Everything you need to know about the weekend coverage of Israel and the Mideast.
Two papers use Christmas to take gratuitous swipes at Israel. Two former White House advisors urge more pressure on Iran. And Hamas wants to join the PLO.
‘Tis the Season to Bash Israel
• This is one disingenuous Times of London dispatch. Nothing in Sheera Frenkel’s report indicates that Palestinian Christians are effected any differently by settlements than other Palestinians.
It’s just a cheap shot tied to the holiday season.
The headline could just as easily have said Palestinian gays, elderly, entrepreneurs, musicians (fill in your choice) “choked” by spread of Israeli settlements. If you want to know what’s really choking Palestinian Christians, just look at the Palestinian Authority.
• Here’s some really ugly spin from The Guardian:
If he were to come, Jesus would’ve been shot by Palestinians on a dark, lonely road somewhere between Nazareth and Bethlehem.

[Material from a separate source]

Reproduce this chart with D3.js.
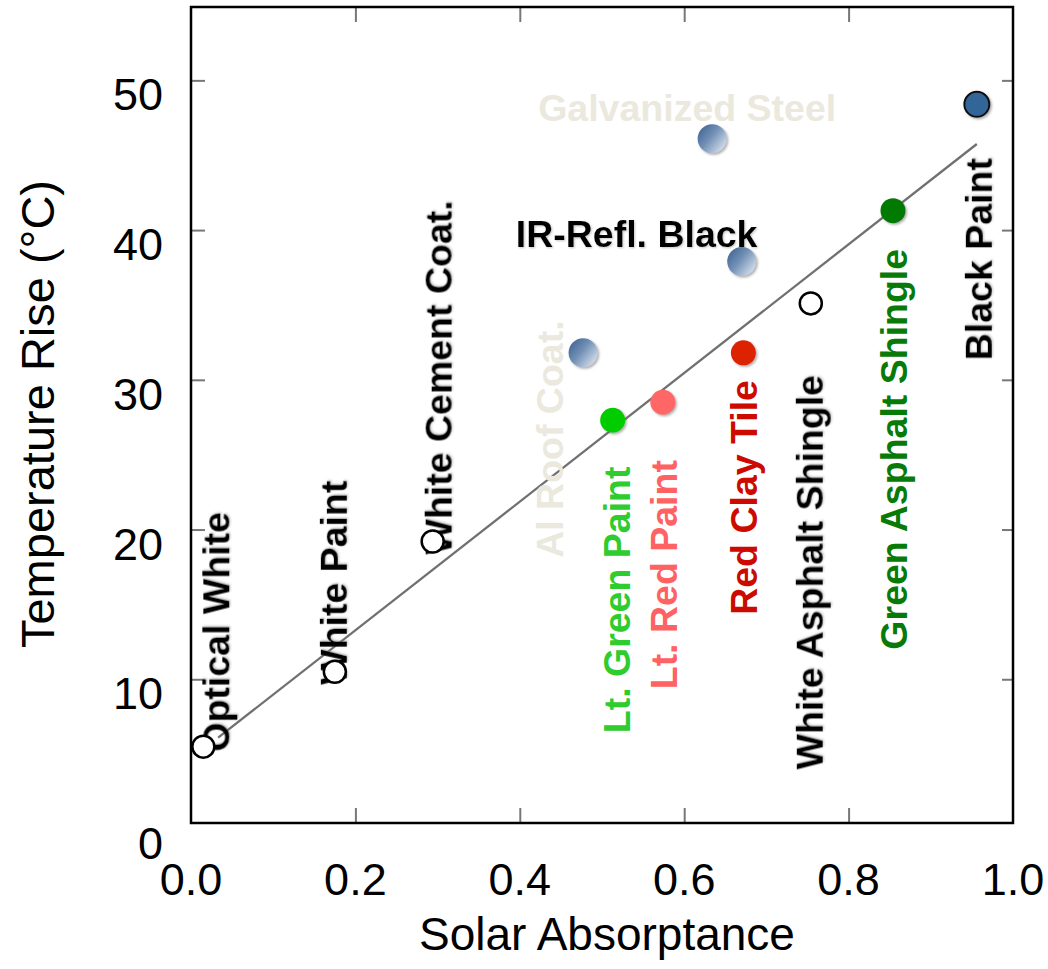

• Here’s a photo essay you’ll (hopefully) only see at Maan News: Santa Joins West Bank Wall Protest
Israel and the Palestinians
• Jerusalem Post: Hamas and other rejectionist groups to join reconfigured PLO. Meanwhile, in an interview with AP, Martin Luther Mashaal Jr. touts the joys of popular resistance. But this comment spoils the mood:
“As long as there is an occupation on our land, we have the right to defend our land by all means, including military resistance,” he said.
• Ismail Haniyeh’s leaving Gaza for the first time since 2007 and AP doesn’t blame Israel:
Haniyeh has been confined to Gaza, in part because of tensions with Egypt.
• PLO’s ultimatum to Quartet: if no progress on peace talks within a month, we resume unilateral statehood bid. According to the LA Times:
The quartet -– the United States, the European Union, Russia and the United Nations -– had given the Palestinians and Israel until Jan. 26 to submit proposals for borders and security.
The Palestinian Authority has submitted its proposal, but Israel has said it will submit its proposal only at the negotiating table. The Palestinians insist that there will be no negotiations before Israel stops all settlement activities, a move that does not appear imminent.
• UNESCO cut funding for a PA magazine praising Hitler. AP coverage.
Iranian Atomic Urgency
Kroenig acknowledged that a military operation in Iran is not an “attractive prospect,” but explained that it is within the US’ power to minimize the anticipated effects . . . .
Kroenig warned that waging a cold war against Tehran, aimed at containing its nuclear capabilities, is “a costly, decades-long proposition that would likely still result in grave national security threats.”
• The Arab Spring has Christian communities in Syria, Egypt and Iraq all worrying about a tyranny of the Islamic majority. The Christian Science Monitor writes:
“It doesn’t take into account that democracy for us is a little bit frightening because a lot of forces in society are opposed to non-Islamic entities like ours.”
• Maan News picks up on reports that Russia’s mulling asylum for Assad:
Quoting Israeli sources, the Hebrew-language daily Maariv reported Sunday that Farouq Al-Shara met with foreign minister Sergi Lavarov and proposed that al-Shara temporarily replace Assad after he leaves Damascus for Moscow until elections are held.
Sources in the Kremlin, meanwhile, confirmed al-Shara’s visit, Maariv reported, but they provided no details.
• Here’s a worrisome question from The Daily Beast‘s Dan Ephron: Is Bashar Assad more likely to let his chemical weapons stockpile fall into Hezbollah’s hands, or fire them at Israel in a last-ditch blaze of glory?
• A pair of car bombs in Damascus killed 44 and injured 150 more. See NY Times coverage.
Rest O’ the Roundup
• Over at The Guardian, Rachel Shabi has so many bees in her bonnet, you’d think that all 7 million of Israel’s citizens were a persecuted minority.
• According to a study cited by All Facebook:
Israelis spend more time per person on social media than people in any other country, yet the percentage of Israel’s population that uses the technology doesn’t rank in the top ten.
Meanwhile, the U.S. ranks first for having the largest percentage of the population using social media, yet the country doesn’t make the top ten for the amount of time spent per person using the technology.